O feminicídio ocorrido em Ceilândia na tarde da última segunda-feira (14/9) marcou a vida de uma criança de apenas 4 anos, que viu a mãe ser atacada a facadas pelo pai. A garota, porém, ainda não pôde assimilar o crime bárbaro. “Ela acha que a mãe está no hospital, fazendo cirurgia, mas vai voltar”, conta Robson Eurípides, 52 anos, tio da menina.
O crime aconteceu dentro de um hospital particular, onde Shirley Rúbia Gertrudes, 39, havia marcado uma consulta com o pediatra. A mulher foi ao local acompanhada pelo ex-companheiro e pai da criança, Rafael Rodrigues Manuel, 35. Os dois chegaram a discutir brevemente dentro do consultório, quando o homem resolveu sair, buscar uma faca dentro do carro e entrar novamente na sala de consulta para desferir os golpes. Um deles atingiu o coração.
Tudo aconteceu na frente da criança e do médico. O hospital direcionou a vítima para o centro cirúrgico, mas ela não resistiu aos ferimentos. A filha recebeu um acompanhamento do Departamento de Psicologia do hospital. “Não sei o que vamos falar para ela daqui para frente. Não sei como contar que a mãe faleceu. Ainda não conseguimos nem pensar nisso”, diz Robson.
Braço direito
O irmão define Shirley como uma pessoa especial, braço direito da família. Essa é a primeira imagem que fica da vítima do ataque brutal, alguém que sempre esteve disposta a ajudar quem estivesse por perto.
“Somos cinco irmãos, todos com carinho muito grande, mas ela era especial para a gente. Ativa, comunicativa, trabalhadora, guerreira. Era uma mulher cristã que ajudava muito. Fiquei dois anos desempregado e ela me dava um pacote de arroz, uma palavra de força. A gente era muito pegado”, lembra o irmão.

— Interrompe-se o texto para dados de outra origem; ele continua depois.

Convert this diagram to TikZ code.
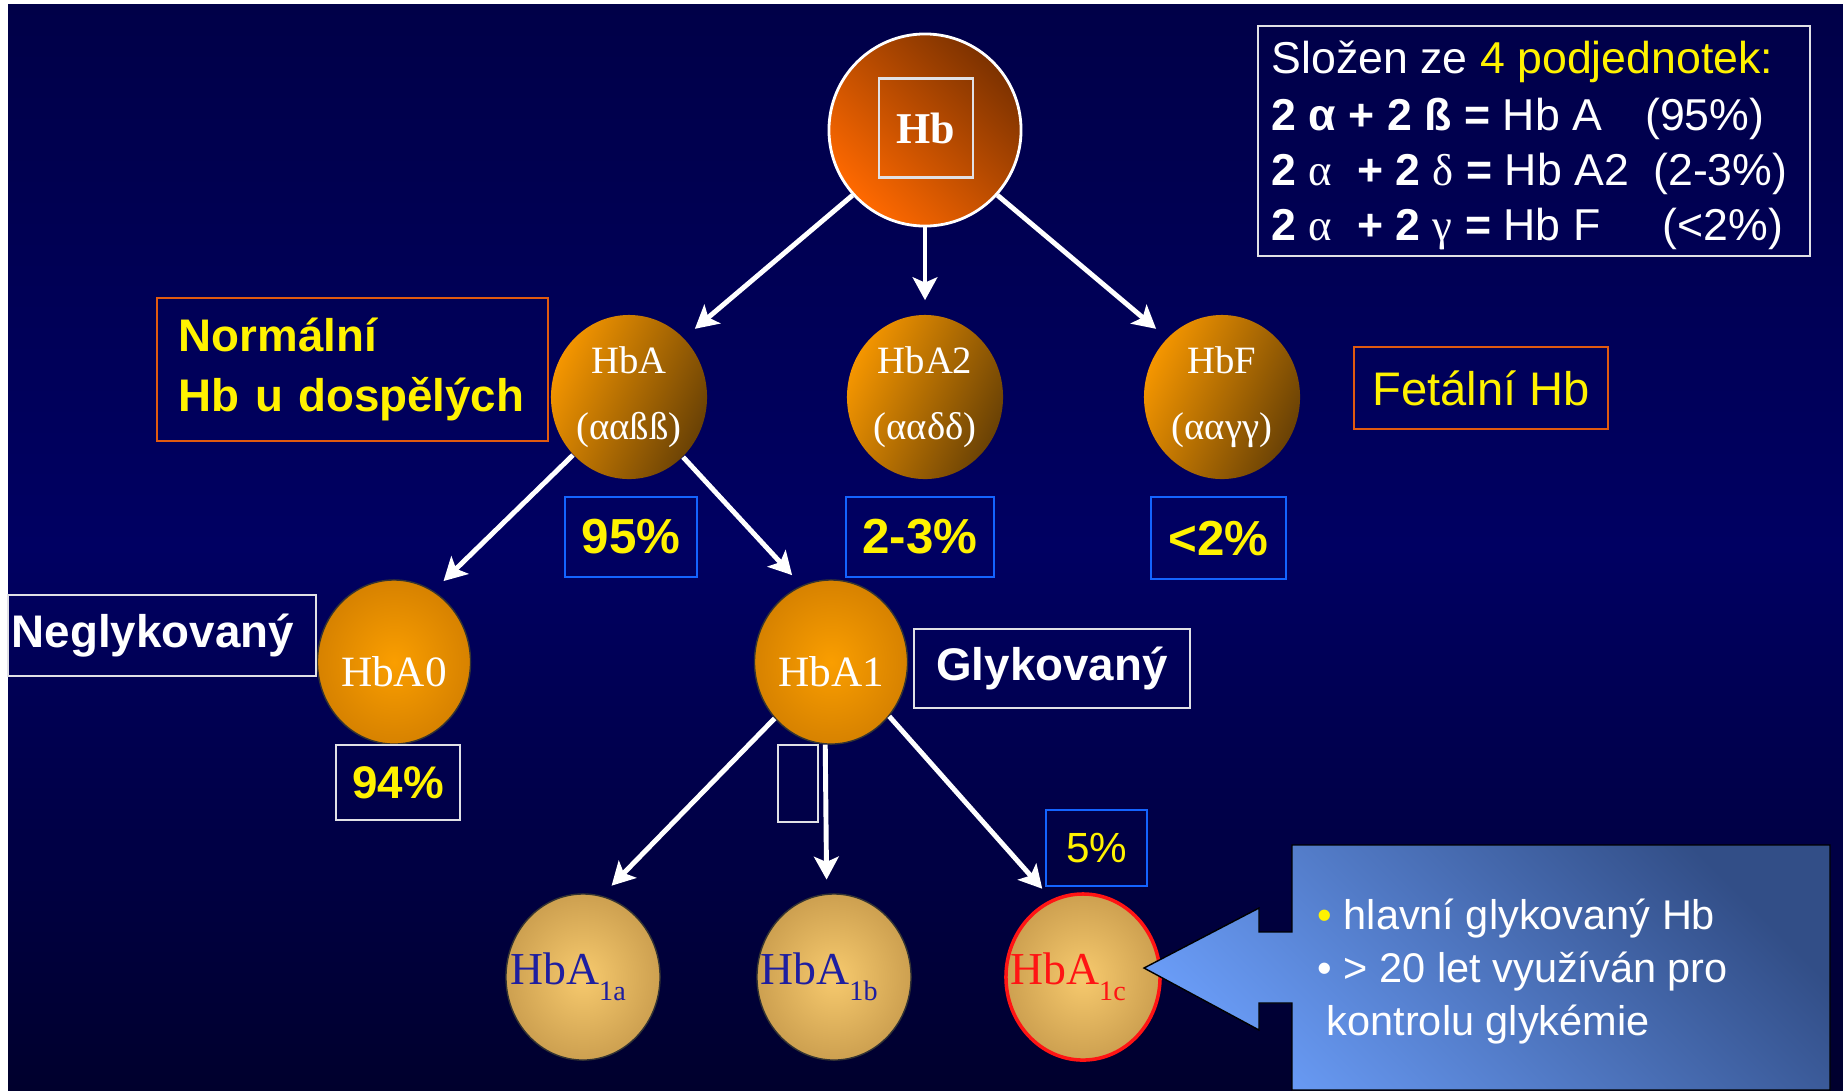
\documentclass[tikz,border=0pt]{standalone}
\usepackage{fontspec}
\setmainfont{Liberation Sans}
\newfontfamily\tms{Liberation Serif}
\usepackage{tikz}
\usetikzlibrary{arrows.meta, shapes.geometric}

\definecolor{bgtop}{RGB}{0,0,72}
\definecolor{bgmid}{RGB}{0,0,98}
\definecolor{bgbot}{RGB}{0,0,45}
\definecolor{hborange}{RGB}{255,105,0}
\definecolor{hbdark}{RGB}{125,50,0}
\definecolor{subor}{RGB}{245,150,0}
\definecolor{subbr}{RGB}{105,65,5}
\definecolor{globin}{RGB}{250,158,0}
\definecolor{globout}{RGB}{215,130,0}
\definecolor{gldin}{RGB}{247,202,110}
\definecolor{gldout}{RGB}{205,160,80}
\definecolor{hbnavy}{RGB}{30,30,160}
\definecolor{hbred}{RGB}{255,20,20}
\definecolor{pctblue}{RGB}{20,100,255}
\definecolor{boxorange}{RGB}{225,90,15}
\definecolor{boxwhite}{RGB}{225,225,230}
\definecolor{calldark}{RGB}{50,78,135}
\definecolor{calllight}{RGB}{105,155,245}

\newcommand{\lowsub}[1]{\raisebox{-4.5pt}{\fontsize{8}{8}\selectfont #1}}
% text wider than the ellipse, shifted a little to the left
\newcommand{\goldtext}[1]{\makebox[0pt]{#1\kern8.5pt}}

\tikzset{
  arr/.style={draw=white, line width=1.4pt, -{Stealth[length=6.5pt,width=7pt,inset=1.5pt]}, shorten >=4pt},
  hbtop/.style={circle, minimum size=1.92cm, draw=white, line width=0.8pt, top color=hbdark, bottom color=hborange, shading angle=-45},
  hbsub/.style={ellipse, minimum width=1.56cm, minimum height=1.64cm, inner sep=0pt, top color=subor, bottom color=subbr, shading angle=65, text=white, align=center, font=\tms\fontsize{11}{18.7}\selectfont},
  hbglob/.style={ellipse, minimum width=1.53cm, minimum height=1.64cm, inner sep=0pt, shading=radial, inner color=globin, outer color=globout, draw=black!80, line width=0.4pt, text=white, font=\tms\fontsize{12.3}{14}\selectfont, text height=14pt, text depth=0pt},
  hbgold/.style={ellipse, minimum width=1.54cm, minimum height=1.66cm, inner sep=0pt, shading=radial, inner color=gldin, outer color=gldout, draw=black!80, line width=0.4pt, text=hbnavy, font=\tms\fontsize{13}{15}\selectfont},
  pct/.style={draw=pctblue, line width=0.7pt, inner sep=0pt, text=yellow, font=\bfseries\fontsize{14}{16}\selectfont},
  wbox/.style={draw=boxwhite, line width=0.7pt, inner sep=0pt},
  obox/.style={draw=boxorange, line width=0.7pt, inner sep=0pt, text=yellow},
  infotxt/.style={inner sep=0pt, text=white, font=\fontsize{12.7}{15}\selectfont},
  calltxt/.style={inner sep=0pt, text=white, font=\fontsize{11.8}{14}\selectfont}
}

\begin{document}
\begin{tikzpicture}[x=0.01cm, y=-0.01cm]
% slide background
\fill[white] (0,0) rectangle (1843,1090);
\shade[top color=bgtop, bottom color=bgbot, middle color=bgmid] (8,4) rectangle (1843,1090);
\useasboundingbox (0,0) rectangle (1843,1090);

\node[hbtop] (Hb) at (925,130) {};
\node[wbox, minimum width=0.94cm, minimum height=0.99cm, text=white, font=\tms\bfseries\fontsize{12.5}{14}\selectfont] (hbl) at (926,128) {Hb};

\node[hbsub] (HbA) at (629,397) {HbA\\(ααßß)};
\node[hbsub] (HbAii) at (925,397) {HbA2\\(ααδδ)};
\node[hbsub] (HbF) at (1222,397) {HbF\\(ααγγ)};

\node[hbglob] (HbAo) at (394,662) {HbA0};
\node[hbglob] (HbAi) at (831,662) {HbA1};

\node[hbgold] (HbAa) at (583,977) {\goldtext{HbA\lowsub{1a}}};
\node[hbgold] (HbAb) at (834,977) {\goldtext{HbA\lowsub{1b}}};
\node[hbgold, draw=hbred, line width=1pt, text=hbred] (HbAc) at (1083,977) {\goldtext{HbA\lowsub{1c}}};

% labels and percentages
\node[obox, minimum width=3.91cm, minimum height=1.43cm, text width=3.47cm, align=left, font=\bfseries\fontsize{13}{17}\selectfont] (norm) at (352.5,369.5) {Normální\\Hb u dospělých};
\node[obox, minimum width=2.54cm, minimum height=0.82cm, font=\fontsize{13.4}{16}\selectfont] (fet) at (1481,388) {Fetální Hb};
\node[pct, minimum width=1.32cm, minimum height=0.80cm] (p95) at (631,537) {95\%};
\node[pct, minimum width=1.48cm, minimum height=0.80cm] (p23) at (920,537) {2-3\%};
\node[pct, minimum width=1.35cm, minimum height=0.82cm] (p2) at (1218.5,538) {<2\%};
\node[wbox, minimum width=3.08cm, minimum height=0.81cm, text width=3.0cm, align=left, text=white, font=\bfseries\fontsize{13}{16}\selectfont] (neg) at (162,635.5) {Neglykovaný};
\node[wbox, minimum width=1.24cm, minimum height=0.75cm, text=yellow, font=\bfseries\fontsize{13}{16}\selectfont] (p94) at (398,782.5) {94\%};
\node[wbox, minimum width=2.76cm, minimum height=0.79cm, text=white, font=\bfseries\fontsize{13}{16}\selectfont] (gly) at (1052,668.5) {Glykovaný};
\node[wbox, minimum width=0.40cm, minimum height=0.77cm] (gap) at (798,783.5) {};
\node[pct, minimum width=1.01cm, minimum height=0.76cm, font=\fontsize{12}{14}\selectfont] (p5) at (1096.5,848) {5\%};

% composition box
\node[wbox, minimum width=5.52cm, minimum height=2.30cm] (info) at (1534,141) {};
\node[infotxt, anchor=base west] (l1) at (1271,73) {Složen ze {\color{yellow}4 podjednotek:}};
\node[infotxt, anchor=base west] (l2) at (1271,130) {\textbf{2 α + 2 ß =} Hb A};
\node[infotxt, anchor=base east] (r2) at (1765,130) {(95\%)};
\node[infotxt, anchor=base west] (l3) at (1271,185) {\textbf{2 {\tms\mdseries α}\ \ + 2 {\tms\mdseries δ} =} Hb A2};
\node[infotxt, anchor=base east] (r3) at (1788,185) {(2-3\%)};
\node[infotxt, anchor=base west] (l4) at (1271,240) {\textbf{2 {\tms\mdseries α}\ \ + 2 {\tms\mdseries γ} =} Hb F};
\node[infotxt, anchor=base east] (r4) at (1784,240) {(<2\%)};

\draw[arr] (Hb.-138) -- (HbA.47);
\draw[arr] (Hb.south) -- (HbAii.north);
\draw[arr] (Hb.-42) -- (HbF.133);
\draw[arr] (HbA.-134) -- (HbAo.61);
\draw[arr] (HbA.-48) -- (HbAi.111);
\draw[arr] (HbAi.-135) -- (HbAa.77);
\draw[arr] (HbAi.-94) -- (HbAb.95);
\draw[arr] (HbAi.-43) -- (HbAc.112);

% callout pointing at HbA1c
\shadedraw[draw=black, line width=0.4pt, top color=calldark, bottom color=calllight, shading angle=-45]
  (1292,845) -- (1830,845) -- (1830,1090) -- (1292,1090) -- (1292,1003) -- (1259,1003)
  -- (1259,1030) -- (1144,968) -- (1259,908) -- (1259,932) -- (1292,932) -- cycle;
\node[calltxt, anchor=base west] (c1) at (1317,929) {{\color{yellow}•} hlavní glykovaný Hb};
\node[calltxt, anchor=base west] (c2) at (1317,982) {• > 20 let využíván pro};
\node[calltxt, anchor=base west] (c3) at (1326,1035) {kontrolu glykémie};
\end{tikzpicture}
\end{document}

Robson conta ainda que Shirley se doava muito ao trabalho. “Eu mandava mensagem para ela brincando, dizendo ‘cadê você, cabeçona? Sumiu’, e ela dizia que estava sem tempo com os dois serviços”. A mulher chegou a trabalhar como recepcionista no hospital onde foi assassinada, entre 2013 e 2017. Atualmente, ela atuava como segurança de uma outra unidade de saúde, na Asa Norte. Além da criança, ela deixa um adolescente, de 17 anos, fruto de outro relacionamento.

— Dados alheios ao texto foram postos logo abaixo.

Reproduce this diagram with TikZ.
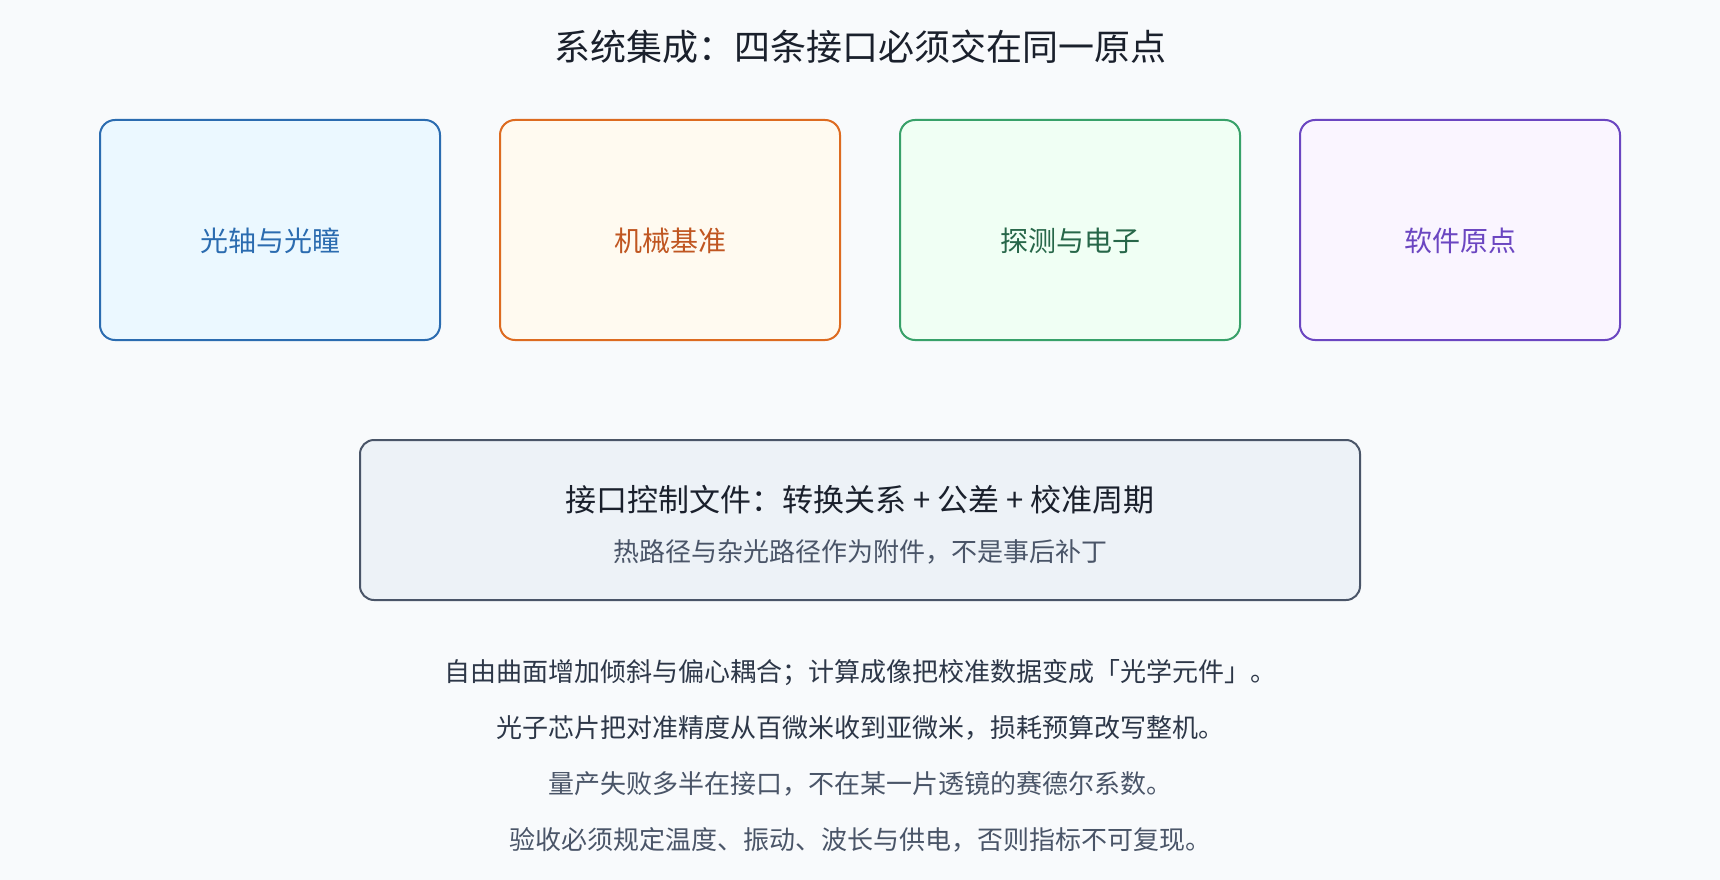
\documentclass[tikz,border=0pt]{standalone}
\usepackage{fontspec}
\setmainfont{Noto Sans CJK SC}
\definecolor{bgc}{HTML}{F8FAFC}
\definecolor{bluestroke}{HTML}{2B6CB0}
\definecolor{bluefill}{HTML}{EBF8FF}
\definecolor{orangestroke}{HTML}{DD6B20}
\definecolor{orangefill}{HTML}{FFFAF0}
\definecolor{orangetext}{HTML}{C05621}
\definecolor{greenstroke}{HTML}{38A169}
\definecolor{greenfill}{HTML}{F0FFF4}
\definecolor{greentext}{HTML}{276749}
\definecolor{purplestroke}{HTML}{6B46C1}
\definecolor{purplefill}{HTML}{FAF5FF}
\definecolor{slatestroke}{HTML}{4A5568}
\definecolor{slatefill}{HTML}{EDF2F7}
\definecolor{titletext}{HTML}{1A202C}
\definecolor{darktext}{HTML}{2D3748}
\definecolor{graytext}{HTML}{4A5568}
\tikzset{
  card/.style={rounded corners=15pt, line width=2pt},
  boxlabel/.style={anchor=base, inner sep=0pt, font=\fontsize{28}{34}\selectfont},
  noteline/.style={anchor=base, inner sep=0pt, font=\fontsize{26}{32}\selectfont},
}
\begin{document}
\begin{tikzpicture}[x=1pt,y=-1pt]
\fill[bgc] (0,0) rectangle (1720,880);
\useasboundingbox (0,0) rectangle (1720,880);

\node[anchor=base, inner sep=0pt, text=titletext, font=\fontsize{36}{42}\selectfont] (title) at (860,61) {系统集成：四条接口必须交在同一原点};

\draw[card, draw=bluestroke, fill=bluefill] (100,120) rectangle (440,340);
\node[boxlabel, text=bluestroke] (optics) at (270,251) {光轴与光瞳};

\draw[card, draw=orangestroke, fill=orangefill] (500,120) rectangle (840,340);
\node[boxlabel, text=orangetext] (mech) at (670,251) {机械基准};

\draw[card, draw=greenstroke, fill=greenfill] (900,120) rectangle (1240,340);
\node[boxlabel, text=greentext] (det) at (1070,251) {探测与电子};

\draw[card, draw=purplestroke, fill=purplefill] (1300,120) rectangle (1620,340);
\node[boxlabel, text=purplestroke] (soft) at (1460,251) {软件原点};

\draw[rounded corners=14pt, line width=2pt, draw=slatestroke, fill=slatefill] (360,440) rectangle (1360,600);
\node[anchor=base, inner sep=0pt, text=titletext, font=\fontsize{31}{37}\selectfont] (icd) at (860,511) {接口控制文件：转换关系 + 公差 + 校准周期};
\node[anchor=base, inner sep=0pt, text=graytext, font=\fontsize{26}{32}\selectfont] (icdsub) at (860,561) {热路径与杂光路径作为附件，不是事后补丁};

\node[noteline, text=darktext] (l1) at (860,681) {自由曲面增加倾斜与偏心耦合；计算成像把校准数据变成「光学元件」。};
\node[noteline, text=darktext] (l2) at (860,737) {光子芯片把对准精度从百微米收到亚微米，损耗预算改写整机。};
\node[noteline, text=graytext] (l3) at (860,793) {量产失败多半在接口，不在某一片透镜的赛德尔系数。};
\node[noteline, text=graytext] (l4) at (860,849) {验收必须规定温度、振动、波长与供电，否则指标不可复现。};
\end{tikzpicture}
\end{document}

Ainda não há definição sobre o dia do enterro. “Vou ver minha irmã debaixo do chão, na terra e não sei o que vai ser de mim, mas Deus vai me dar força para ajudar a passar por isso e a cuidar da minha sobrinha, que gostava muito de mim”, afirma Robson.
Levantamento
O Correio mostrou que dezenas de famílias foram dilaceradas pelo feminicídio nos últimos cinco anos. Nesse período de tempo, 107 mulheres perderam a vida vítimas do crime de intolerância e 137 crianças e adolescentes tornaram-se órfãos devido aos assassinatos por preconceito de gênero no Distrito Federal.